Following the previous study8, we used cation properties, ligand compositional and topological features, and experimental conditions, namely temperature and ionic strength, as the machine-learning descriptors for predicting β1. For cation descriptors, we initially selected 12 element-level features, such as cation charge, atomic number, melting point, molar specific heat capacity, ionic radius, polarizability, electron affinity, Pauling electronegativity, and numbers of unfilled electrons in s, p, d, and f orbitals59,60. We used molecular descriptor calculation software Mordred to generate compositional and topological descriptors for ligands61. In addition, we prepared the molecular charge of ligands in an aqueous solution as one of the ligand features. After removing features that have only a single value or null value, 587 ligand features remained. Subsequently, we calculated the Pearson correlation coefficient of the pair of ligand features i and j, Corr(i, j), and if the absolute value of Corr(i, j) is greater than 0.7, we excluded the feature j.
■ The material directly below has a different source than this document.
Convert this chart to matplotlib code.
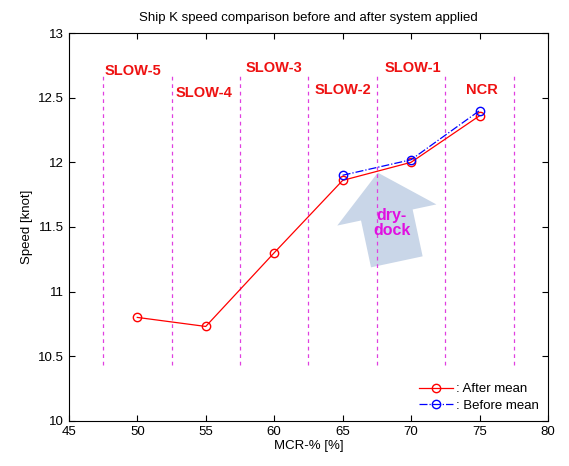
import matplotlib
matplotlib.use('Agg')
import matplotlib.pyplot as plt

plt.rcParams['font.family'] = ['Liberation Sans', 'DejaVu Sans']

# MCR load points and mean speeds
mcr_after = [50, 55, 60, 65, 70, 75]
speed_after = [10.80, 10.73, 11.30, 11.86, 12.00, 12.36]
mcr_before = [65, 70, 75]
speed_before = [11.90, 12.02, 12.40]

# operating mode boundaries and labels
bounds = [47.5, 52.5, 57.5, 62.5, 67.5, 72.5, 77.5]
modes = ['SLOW-5', 'SLOW-4', 'SLOW-3', 'SLOW-2', 'SLOW-1', 'NCR']
mode_x = [49.7, 54.9, 60.0, 65.0, 70.1, 75.2]
mode_y = [12.71, 12.54, 12.73, 12.56, 12.73, 12.56]

fig = plt.figure(figsize=(5.69, 4.66), dpi=100)
ax = fig.add_axes([0.121, 0.097, 0.842, 0.832])

# dry-dock arrow
ax.annotate('', xy=(67.57, 11.92), xytext=(68.96, 11.23),
            arrowprops=dict(arrowstyle='simple,head_length=0.82,head_width=1.92,tail_width=1.0',
                            mutation_scale=38, fc='#c9d6e8', ec='none',
                            shrinkA=0, shrinkB=0), zorder=1)

for b in bounds:
    ax.plot([b, b], [10.43, 12.68], color='#e040e0', ls=(0, (3, 3)), lw=0.9, zorder=2)

ax.plot(mcr_after, speed_after, color='red', lw=0.9, marker='o', ms=6,
        mfc='none', mec='red', label=': After mean', zorder=3)
ax.plot(mcr_before, speed_before, color='blue', lw=0.9, ls='-.', marker='o', ms=6,
        mfc='none', mec='blue', label=': Before mean', zorder=3)

for t, x, y in zip(modes, mode_x, mode_y):
    ax.text(x, y, t, color='#ee1111', fontsize=10.5, fontweight='bold',
            ha='center', va='center')

ax.text(68.6, 11.53, 'dry-\ndock', color='#e010e0', fontsize=11.5, fontweight='bold',
        ha='center', va='center', linespacing=1.0, zorder=4)

ax.set_xlim(45, 80)
ax.set_ylim(10, 13)
ax.set_xticks(range(45, 81, 5))
ax.set_yticks([10, 10.5, 11, 11.5, 12, 12.5, 13])
ax.set_yticklabels(['10', '10.5', '11', '11.5', '12', '12.5', '13'])
ax.tick_params(direction='in', top=True, right=True, labelsize=9.5, length=4)
ax.set_xlabel('MCR-% [%]', fontsize=9.5, labelpad=2)
ax.set_ylabel('Speed [knot]', fontsize=9.5)
ax.set_title('Ship K speed comparison before and after system applied', fontsize=9.5, pad=9)

ax.legend(loc='lower right', fontsize=9.5, frameon=False, handlelength=2.6,
          borderaxespad=0.3, labelspacing=0.3, handletextpad=0.2)

fig.savefig('out.png', dpi=100)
Furthermore, to avoid multicollinearity among features, we iteratively removed the feature with the largest variance inflation factor (VIF) score until the VIF score for all features became less than 4. In the case of predicting multi-order βn, we employed the predicted β1, the standard deviation of the predicted β1, and the charge of M-L complex, namely the sum of the cation charge and molecular charge, as the descriptor for M-L complex. The descriptor for ligands consisted of ligand features that were not used in the best β1 GPR model and the number of ligands to be additionally coordinated to the M-L complex, namely n−1. After feature engineering, the shapes of the final datasets for predicting β1 and multi-order βn were 13,559 data × 118 features and 6251 data × 60 features, respectively.

Gaussian process regression

In GPR, a similarity between data xi and xj is measured by the kernel, such as k(xi, xj), which in turn defines a covariance matrix. Therefore, GPR is one of the powerful techniques because it naturally quantifies predicted values and their uncertainties. A well-known kernel choice is a Matérn kernel with ν = 3/262,63, which is described as follows:

$$ \begin{array}{*{20}c} {k\left( {{\varvec{x}}_{i} , {\varvec{x}}_{j} } \right) = \sigma^{2} \left( {1 + \frac{\sqrt 3 r}{l}} \right)\exp \left( { - \frac{\sqrt 3 r}{l}} \right) ,} \\ \end{array} $$
(5)

where σ, l, and r are hyperparameters to represent the signal amplitude, length scale referring the relevance of features, and the Euclidean distance between data xi and xj. As shown in Eq. (5), the usual Matérn kernel with ν = 3/2 has a single length scale parameter l. However, in this study, considering that the relevance of each descriptor should be different, the Matérn kernel with ν = 3/2 is modified with the automatic relevance determination (ARD) structure as follows:

$$ \begin{array}{*{20}c} {k\left( {{\varvec{x}}_{i} , {\varvec{x}}_{j} } \right) = \sigma^{2} \left( {1 + \sqrt 3 r_{{{\text{ARD}}}} } \right)\exp \left( { - \sqrt 3 r_{{{\text{ARD}}}} } \right) ,} \\ \end{array} $$
(6)
$$ \begin{array}{*{20}c} {r_{{{\text{ARD}}}} = \sqrt {\mathop \sum \limits_{m = 1}^{d} \frac{{\left( {x_{im} - x_{jm} } \right)^{2} }}{{l_{m}^{2} }}} ,} \\ \end{array} $$
(7)

where d is the dimension of a descriptor. Our GPR modeling was performed using PyTorch64 and GPytorch65.